**Aim:** All of the data that follows should be retyped exactly, please, except the pictures.

**Provided material:**

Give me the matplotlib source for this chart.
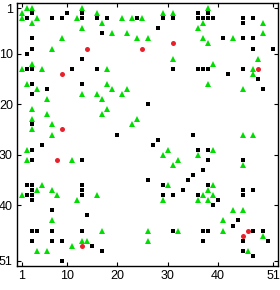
import matplotlib
matplotlib.use("Agg")
import matplotlib.pyplot as plt

# symmetric 51x51 pattern: only the upper triangle is listed (row < col),
# the lower half is the same points mirrored
green_rows = [1, 1, 1, 1, 2, 2, 2, 3, 3, 3, 3, 3, 4, 4, 4, 5, 5, 6, 6, 6,
              7, 7, 7, 7, 7, 8, 11, 11, 12, 13, 13, 14, 16, 16, 17, 17, 17,
              18, 23, 26, 26, 29, 29, 30, 31, 32, 36, 37, 38, 41, 41, 46]
green_cols = [2, 3, 13, 38, 16, 29, 31, 4, 12, 21, 23, 25, 17, 37, 49, 13, 36,
              19, 22, 49, 9, 24, 26, 37, 43, 38, 31, 48, 39, 18, 47, 47, 18,
              38, 19, 22, 45, 21, 24, 45, 47, 30, 39, 36, 32, 45, 39, 38, 39,
              43, 45, 49]

black_rows = [2, 2, 2, 2, 2, 3, 3, 3, 3, 3, 3, 3, 3, 3, 3, 3, 3, 3, 3, 4, 5,
              6, 7, 7, 7, 9, 9, 11, 13, 13, 13, 13, 13, 13, 14, 15, 17, 20,
              26, 27, 29, 29, 31, 31, 33, 34, 36, 37, 37, 38, 39, 43, 45, 45,
              47]
black_cols = [3, 10, 13, 36, 38, 7, 9, 13, 16, 18, 24, 29, 31, 36, 37, 38, 39,
              45, 47, 45, 28, 17, 41, 45, 47, 47, 51, 13, 16, 31, 36, 37, 38,
              45, 42, 48, 49, 26, 35, 28, 36, 38, 38, 45, 37, 35, 38, 45, 47,
              45, 40, 44, 47, 49, 50]

red_rows = [8, 9, 9, 13, 45]
red_cols = [31, 14, 25, 48, 46]

ticks = [1, 10, 20, 30, 40, 51]

fig = plt.figure(figsize=(2.8, 2.9), dpi=100)
ax = fig.add_axes([17 / 280, 24 / 290, 261 / 280, 263 / 290])

ax.plot(black_cols + black_rows, black_rows + black_cols, 's', color='black',
        markersize=2.6, markeredgewidth=0, linestyle='none')
ax.plot(green_cols + green_rows, green_rows + green_cols, '^', color='#00dd00',
        markersize=4.2, markeredgewidth=0, linestyle='none')
ax.plot(red_cols + red_rows, red_rows + red_cols, 'o', color='#e8202a',
        markersize=3.6, markeredgewidth=0, linestyle='none')

ax.set_xlim(0, 52)
ax.set_ylim(52, 0)
ax.set_xticks(ticks)
ax.set_yticks(ticks)
ax.set_xticklabels([str(t) for t in ticks])
ax.set_yticklabels([str(t) for t in ticks])
ax.tick_params(direction='in', length=3, width=0.8, top=True, right=True,
               labelsize=9, pad=3)
for lab in ax.get_xticklabels() + ax.get_yticklabels():
    lab.set_family('Liberation Sans')
for s in ax.spines.values():
    s.set_linewidth(1.0)

fig.savefig('out.png', dpi=100)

**Solved exercise:**
Give me the matplotlib source for this chart.
import matplotlib
matplotlib.use("Agg")
import matplotlib.pyplot as plt

# symmetric 51x51 pattern: only the upper triangle is listed (row < col),
# the lower half is the same points mirrored
green_rows = [1, 1, 1, 1, 2, 2, 2, 3, 3, 3, 3, 3, 4, 4, 4, 5, 5, 6, 6, 6,
              7, 7, 7, 7, 7, 8, 11, 11, 12, 13, 13, 14, 16, 16, 17, 17, 17,
              18, 23, 26, 26, 29, 29, 30, 31, 32, 36, 37, 38, 41, 41, 46]
green_cols = [2, 3, 13, 38, 16, 29, 31, 4, 12, 21, 23, 25, 17, 37, 49, 13, 36,
              19, 22, 49, 9, 24, 26, 37, 43, 38, 31, 48, 39, 18, 47, 47, 18,
              38, 19, 22, 45, 21, 24, 45, 47, 30, 39, 36, 32, 45, 39, 38, 39,
              43, 45, 49]

black_rows = [2, 2, 2, 2, 2, 3, 3, 3, 3, 3, 3, 3, 3, 3, 3, 3, 3, 3, 3, 4, 5,
              6, 7, 7, 7, 9, 9, 11, 13, 13, 13, 13, 13, 13, 14, 15, 17, 20,
              26, 27, 29, 29, 31, 31, 33, 34, 36, 37, 37, 38, 39, 43, 45, 45,
              47]
black_cols = [3, 10, 13, 36, 38, 7, 9, 13, 16, 18, 24, 29, 31, 36, 37, 38, 39,
              45, 47, 45, 28, 17, 41, 45, 47, 47, 51, 13, 16, 31, 36, 37, 38,
              45, 42, 48, 49, 26, 35, 28, 36, 38, 38, 45, 37, 35, 38, 45, 47,
              45, 40, 44, 47, 49, 50]

red_rows = [8, 9, 9, 13, 45]
red_cols = [31, 14, 25, 48, 46]

ticks = [1, 10, 20, 30, 40, 51]

fig = plt.figure(figsize=(2.8, 2.9), dpi=100)
ax = fig.add_axes([17 / 280, 24 / 290, 261 / 280, 263 / 290])

ax.plot(black_cols + black_rows, black_rows + black_cols, 's', color='black',
        markersize=2.6, markeredgewidth=0, linestyle='none')
ax.plot(green_cols + green_rows, green_rows + green_cols, '^', color='#00dd00',
        markersize=4.2, markeredgewidth=0, linestyle='none')
ax.plot(red_cols + red_rows, red_rows + red_cols, 'o', color='#e8202a',
        markersize=3.6, markeredgewidth=0, linestyle='none')

ax.set_xlim(0, 52)
ax.set_ylim(52, 0)
ax.set_xticks(ticks)
ax.set_yticks(ticks)
ax.set_xticklabels([str(t) for t in ticks])
ax.set_yticklabels([str(t) for t in ticks])
ax.tick_params(direction='in', length=3, width=0.8, top=True, right=True,
               labelsize=9, pad=3)
for lab in ax.get_xticklabels() + ax.get_yticklabels():
    lab.set_family('Liberation Sans')
for s in ax.spines.values():
    s.set_linewidth(1.0)

fig.savefig('out.png', dpi=100)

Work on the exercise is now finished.